A species is a group of animals that can interbreed freely amongst themselves.
Some species contain subspecies – populations within a species that differ from each other with different physical traits and their own breeding ranges.
Northern giraffes have three subspecies that usually live in different locations to each other, while red foxes have the most subspecies – 45 known varieties – spread all over the world.
Humans have no subspecies.
Lead author, Laura van Holstein, a PhD student in biological anthropology, said: “We are standing on the shoulders of giants.
“In chapter three of On The Origin Of Species, Darwin said animal lineages with more species should also contain more ‘varieties’.
“‘Subspecies’ is the modern definition.
“My research investigating the relationship between species and the variety of subspecies proves that subspecies play a critical role in long-term evolutionary dynamics and in future evolution of species.
“And they always have, which is what Darwin suspected when he was defining what a species actually was.”
It is thought her research could now be used to predict which species conservationists should focus on protecting to stop them becoming endangered or extinct.
Ms van Holstein confirmed Darwin’s hypothesis by looking at data gathered by naturalists over hundreds of years – long before Darwin visited the Galapagos Islands on board HMS Beagle.
In On The Origin Of Species By Means Of Natural Selection, Darwin argued that organisms gradually evolved through a process called natural selection – often known as “survival of the fittest”.
The work was considered highly controversial because it contradicted the Bible’s account of creation.
Ms van Holstein’s research also proved that evolution happens differently in land mammals and sea mammals and bats because of differences in their habitats and differences in their ability to roam freely.
She said: “We found the evolutionary relationship between mammalian species and subspecies differs depending on their habitat.

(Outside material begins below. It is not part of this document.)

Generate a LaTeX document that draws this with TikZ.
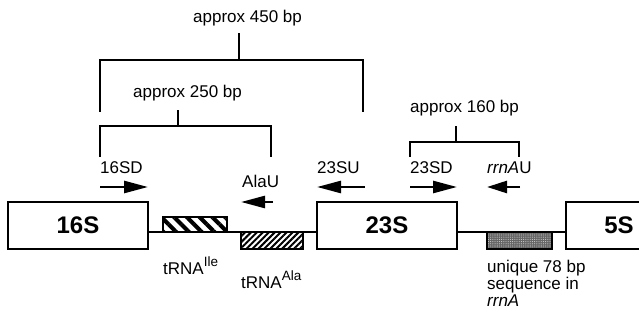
\documentclass[tikz,border=0pt]{standalone}
\usepackage{fontspec}
\setmainfont{Liberation Sans}
\usetikzlibrary{arrows.meta,patterns.meta}
\begin{document}
\begin{tikzpicture}[x=1pt,y=-1pt,
  gene/.style={draw, line width=1.6pt, fill=white, inner sep=0pt,
    minimum height=47pt, font=\fontsize{24}{24}\selectfont\bfseries},
  smallbox/.style={draw, line width=1.4pt, inner sep=0pt},
  lbl/.style={inner sep=0pt, anchor=base west, font=\fontsize{17}{17}\selectfont},
  bracket/.style={line width=1.8pt},
  primer/.style={line width=2.6pt, -{Triangle[length=24pt,width=12pt]}},
  dna/.style={line width=1.3pt}
]
\useasboundingbox (0,0) rectangle (639,323);
% baseline reference
\coordinate (ln) at (0,232);
% genes
\node[gene, minimum width=140pt] (g16) at (78,225.5) {16S};
\node[gene, minimum width=140pt] (g23) at (387,225.5) {23S};
\node[gene, minimum width=106pt] (g5) at (619,225.5) {5S};
% DNA line
\draw[dna] (g16.east |- ln) -- (g23.west |- ln);
\draw[dna] (g23.east |- ln) -- (g5.west |- ln);
% small boxes
\node[smallbox, minimum width=64pt, minimum height=15pt,
  preaction={fill=white},
  pattern={Lines[angle=-45,distance=9pt,line width=4pt]}] (ile) at (195,224.5) {};
\node[smallbox, minimum width=62pt, minimum height=17pt,
  preaction={fill=white},
  pattern={Lines[angle=45,distance=4.2pt,line width=2pt]}] (ala) at (272,240.5) {};
\node[smallbox, minimum width=65pt, minimum height=17pt,
  preaction={fill=black!60},
  pattern={Dots[distance=2.2pt,radius=0.55pt]}, pattern color=white!80!black] (uni) at (519.5,240.5) {};
% labels below
\node[lbl] (tile) at (163,274) {tRNA\raisebox{8pt}{\fontsize{13.5}{13.5}\selectfont Ile}};
\node[lbl] (tala) at (241,288) {tRNA\raisebox{8pt}{\fontsize{13.5}{13.5}\selectfont Ala}};
\node[lbl, align=left, anchor=north west, font=\fontsize{17}{17}\selectfont] (uq) at (487,260)
  {unique 78 bp\\sequence in\\\itshape rrnA};
% primers
\coordinate (p1a) at (100,187); \coordinate (p1b) at (148,187);
\coordinate (p2a) at (273,202); \coordinate (p2b) at (241,202);
\coordinate (p3a) at (365,187); \coordinate (p3b) at (317,187);
\coordinate (p4a) at (410,187); \coordinate (p4b) at (457,187);
\coordinate (p5a) at (520,187); \coordinate (p5b) at (487,187);
\draw[primer] (p1a) -- (p1b);
\draw[primer] (p2a) -- (p2b);
\draw[primer] (p3a) -- (p3b);
\draw[primer] (p4a) -- (p4b);
\draw[primer, -{Triangle[length=20pt,width=12pt]}] (p5a) -- (p5b);
\node[lbl] (l16sd) at (100,173) {16SD};
\node[lbl] (lalau) at (242,187) {AlaU};
\node[lbl] (l23su) at (317,174) {23SU};
\node[lbl] (l23sd) at (410,174) {23SD};
\node[lbl] (lrrn) at (487,174) {\itshape rrnA\upshape U};
% brackets
\node[lbl] (a450) at (193,23) {approx 450 bp};
\node[lbl] (a250) at (133,98) {approx 250 bp};
\node[lbl] (a160) at (410,113) {approx 160 bp};
\coordinate (b450l) at (100,112); \coordinate (b450r) at (363,112);
\coordinate (b450t) at (239,60);
\coordinate (b250l) at (100,157); \coordinate (b250r) at (271,157);
\coordinate (b250t) at (178,126);
\coordinate (b160l) at (410,157); \coordinate (b160r) at (519,157);
\coordinate (b160t) at (456,142);
\draw[bracket] (b450l) |- (b450t) -| (b450r);
\draw[bracket] (b450t) -- ++(0,-27);
\draw[bracket] (b250l) |- (b250t) -| (b250r);
\draw[bracket] (b250t) -- ++(0,-16);
\draw[bracket] (b160l) |- (b160t) -| (b160r);
\draw[bracket] (b160t) -- ++(0,-16);
\end{tikzpicture}
\end{document}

“Subspecies form, diversify and increase in number in a different way in non-terrestrial and terrestrial habitats, and this in turn affects how subspecies may eventually become species.
“For example, if a natural barrier like a mountain range gets in the way, it can separate animal groups and send them off on their own evolutionary journeys.
“Flying and marine mammals – such as bats and dolphins – have fewer physical barriers in their environment.”
The research explored whether subspecies could be considered an early stage of the formation of a new species.
Ms van Holstein said: “The answer was yes.
“But evolution isn’t determined by the same factors in all groups, and for the first time we know why because we’ve looked at the strength of the relationship between species richness and subspecies richness.”
She added that evolutionary models could use the findings published in Proceedings of the Royal Society to anticipate how human activity like logging and deforestation will affect evolution in the future by disrupting the habitat of species.